The Six Day Bicycle Race (1935) by William L'Engle |
On the other hand, very few people would think of bicycle racing, in spite of wins by American riders over the past quarter-century. One reason why so few people still think of bicycle racing as an American sport is that no living person can recall the time when the US was one of the dominant cycling nations. Also, there's almost nobody alive who can remember when one of the dominant forms of racing was the one that was most associated with riders who carried the Stars and Stripes.
Six Day Bike Race (1924) by Alexander Calder |
I'm talking about the six-day race. Although it began in England, it really became one of the prominent forms, if not the most dominant type, of cycle-racing after Madison Square Garden began to host them in 1891. Those races did much to make cycle racing one of the most popular sports among spectators for four decades afterward. Well into the 1930's, the only American professional athletes who made more money were the best baseball players. Nearly all cities had velodromes; in fact, bicycle-racing tracks outnumbered all other kinds of athletic arenae with the possible exception of baseball fields.
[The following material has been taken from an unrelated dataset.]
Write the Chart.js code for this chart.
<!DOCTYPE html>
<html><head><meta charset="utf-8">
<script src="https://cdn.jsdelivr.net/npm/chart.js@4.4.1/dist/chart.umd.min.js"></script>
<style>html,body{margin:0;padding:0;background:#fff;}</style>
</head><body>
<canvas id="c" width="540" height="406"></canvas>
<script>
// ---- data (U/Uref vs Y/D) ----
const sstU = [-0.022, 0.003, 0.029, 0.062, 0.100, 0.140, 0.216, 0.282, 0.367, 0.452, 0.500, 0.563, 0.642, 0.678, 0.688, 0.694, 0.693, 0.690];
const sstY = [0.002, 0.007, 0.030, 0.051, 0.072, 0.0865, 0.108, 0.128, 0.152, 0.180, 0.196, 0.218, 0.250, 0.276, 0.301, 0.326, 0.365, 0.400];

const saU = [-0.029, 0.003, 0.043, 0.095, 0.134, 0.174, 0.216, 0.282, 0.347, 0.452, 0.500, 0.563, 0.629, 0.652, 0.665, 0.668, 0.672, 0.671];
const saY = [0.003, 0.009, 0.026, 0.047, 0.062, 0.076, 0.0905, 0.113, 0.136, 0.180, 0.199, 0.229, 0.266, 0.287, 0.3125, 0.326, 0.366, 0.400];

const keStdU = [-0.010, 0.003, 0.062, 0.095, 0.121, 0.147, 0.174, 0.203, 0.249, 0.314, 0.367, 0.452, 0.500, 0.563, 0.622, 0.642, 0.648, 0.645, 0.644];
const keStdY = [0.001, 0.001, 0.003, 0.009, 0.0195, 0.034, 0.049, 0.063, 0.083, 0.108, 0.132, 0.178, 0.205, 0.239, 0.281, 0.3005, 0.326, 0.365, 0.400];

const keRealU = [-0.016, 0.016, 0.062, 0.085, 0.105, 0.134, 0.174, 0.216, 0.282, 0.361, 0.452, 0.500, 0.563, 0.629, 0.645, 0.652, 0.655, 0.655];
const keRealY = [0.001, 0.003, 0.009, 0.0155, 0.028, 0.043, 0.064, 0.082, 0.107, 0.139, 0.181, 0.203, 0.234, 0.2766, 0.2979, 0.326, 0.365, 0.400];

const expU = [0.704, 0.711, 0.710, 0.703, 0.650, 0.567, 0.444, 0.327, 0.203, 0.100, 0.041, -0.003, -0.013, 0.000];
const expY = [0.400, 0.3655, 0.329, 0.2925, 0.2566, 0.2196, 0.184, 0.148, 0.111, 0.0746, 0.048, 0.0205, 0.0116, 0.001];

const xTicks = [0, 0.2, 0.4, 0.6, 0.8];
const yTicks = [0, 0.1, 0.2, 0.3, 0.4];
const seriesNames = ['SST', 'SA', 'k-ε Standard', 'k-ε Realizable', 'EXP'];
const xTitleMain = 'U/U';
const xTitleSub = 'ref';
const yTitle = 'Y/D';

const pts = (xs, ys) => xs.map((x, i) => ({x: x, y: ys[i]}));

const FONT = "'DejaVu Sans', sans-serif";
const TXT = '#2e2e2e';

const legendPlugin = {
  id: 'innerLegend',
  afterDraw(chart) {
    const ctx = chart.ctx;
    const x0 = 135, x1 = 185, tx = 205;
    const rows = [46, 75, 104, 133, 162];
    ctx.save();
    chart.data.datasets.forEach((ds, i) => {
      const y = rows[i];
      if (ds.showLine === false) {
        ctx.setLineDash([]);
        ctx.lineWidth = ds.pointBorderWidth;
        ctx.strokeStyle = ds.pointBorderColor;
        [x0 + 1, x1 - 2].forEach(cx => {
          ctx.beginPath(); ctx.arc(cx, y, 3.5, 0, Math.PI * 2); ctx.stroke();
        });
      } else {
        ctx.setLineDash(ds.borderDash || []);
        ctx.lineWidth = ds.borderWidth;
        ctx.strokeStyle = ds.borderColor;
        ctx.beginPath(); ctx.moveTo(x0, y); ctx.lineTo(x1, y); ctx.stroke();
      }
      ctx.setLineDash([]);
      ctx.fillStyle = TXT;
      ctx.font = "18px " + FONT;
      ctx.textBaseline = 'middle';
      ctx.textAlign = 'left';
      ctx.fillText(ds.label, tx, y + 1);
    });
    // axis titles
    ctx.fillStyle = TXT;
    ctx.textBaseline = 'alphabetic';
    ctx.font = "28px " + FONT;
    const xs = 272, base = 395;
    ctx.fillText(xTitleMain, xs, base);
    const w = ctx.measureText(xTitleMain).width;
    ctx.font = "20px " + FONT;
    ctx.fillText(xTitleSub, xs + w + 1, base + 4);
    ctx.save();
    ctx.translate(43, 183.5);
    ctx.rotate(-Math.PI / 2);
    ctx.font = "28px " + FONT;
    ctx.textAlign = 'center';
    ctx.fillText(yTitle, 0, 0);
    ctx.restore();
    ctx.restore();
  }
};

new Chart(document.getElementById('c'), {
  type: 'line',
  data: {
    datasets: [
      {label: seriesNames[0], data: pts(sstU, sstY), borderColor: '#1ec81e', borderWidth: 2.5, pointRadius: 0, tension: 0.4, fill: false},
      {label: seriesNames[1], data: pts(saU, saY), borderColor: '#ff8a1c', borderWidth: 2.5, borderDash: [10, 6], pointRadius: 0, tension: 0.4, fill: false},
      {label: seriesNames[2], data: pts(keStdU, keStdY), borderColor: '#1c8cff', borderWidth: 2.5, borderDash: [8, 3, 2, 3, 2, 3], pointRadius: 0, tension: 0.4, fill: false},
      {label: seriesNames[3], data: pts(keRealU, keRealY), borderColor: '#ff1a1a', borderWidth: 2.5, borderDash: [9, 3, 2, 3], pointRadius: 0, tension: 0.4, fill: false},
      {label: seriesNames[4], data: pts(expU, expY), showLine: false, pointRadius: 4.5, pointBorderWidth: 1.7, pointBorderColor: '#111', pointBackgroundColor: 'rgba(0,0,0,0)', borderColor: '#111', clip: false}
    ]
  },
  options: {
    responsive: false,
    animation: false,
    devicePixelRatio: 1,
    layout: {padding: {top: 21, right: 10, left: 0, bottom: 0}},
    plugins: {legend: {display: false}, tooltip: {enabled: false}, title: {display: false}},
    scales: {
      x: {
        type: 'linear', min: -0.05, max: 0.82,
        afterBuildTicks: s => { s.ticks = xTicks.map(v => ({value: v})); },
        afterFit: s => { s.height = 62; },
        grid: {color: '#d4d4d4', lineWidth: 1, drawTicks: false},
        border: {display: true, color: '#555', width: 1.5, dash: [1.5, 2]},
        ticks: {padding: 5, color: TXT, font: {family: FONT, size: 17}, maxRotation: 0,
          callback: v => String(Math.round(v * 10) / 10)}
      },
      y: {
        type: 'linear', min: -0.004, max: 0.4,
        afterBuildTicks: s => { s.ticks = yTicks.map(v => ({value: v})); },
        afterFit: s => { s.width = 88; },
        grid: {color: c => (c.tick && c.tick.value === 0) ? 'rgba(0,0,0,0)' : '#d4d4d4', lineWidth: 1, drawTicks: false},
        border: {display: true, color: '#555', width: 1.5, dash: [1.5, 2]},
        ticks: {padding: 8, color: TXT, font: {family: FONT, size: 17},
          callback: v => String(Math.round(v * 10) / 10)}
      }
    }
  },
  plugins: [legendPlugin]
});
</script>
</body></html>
Start of Six-Day Race In Madison Square Garden, 1936. Note Jimmy Durante at far left. From Reminisce. |
As important as they were, six-day races--and bicycle racing in general--were all but forgotten in the US for a generation or so after World War II. Interest in the sport wasn't rekindled until the 1980's, when American riders became competitive with the best of Europe and other parts of the world.
Major Taylor (center) and other prominent Six-Day Racers. Photo montage by Michael Neubert. |
Perhaps some future historian will write about the significant role bicycle racing--and the six-day variety in particular--played in a country that was in the process of becoming the world's dominant economic, political and cultural force.
They vanished while I was not looking...
ReplyDeleteIn my youth all cycling publications had reports of six day events and the mind boggled at what professional cyclists had to do to earn a living. Not least was cycling with lungs full of tobacco smoke which notoriously filled the air of these popular cycleodromes. I could never have spent a minute in such an atmosphere so never saw one in action.
Coline--Isn't it amazing that people who rode so much and so hard got anywhere near tobacco? At one time, it was thought smoking was beneficial because it was said to open the lungs.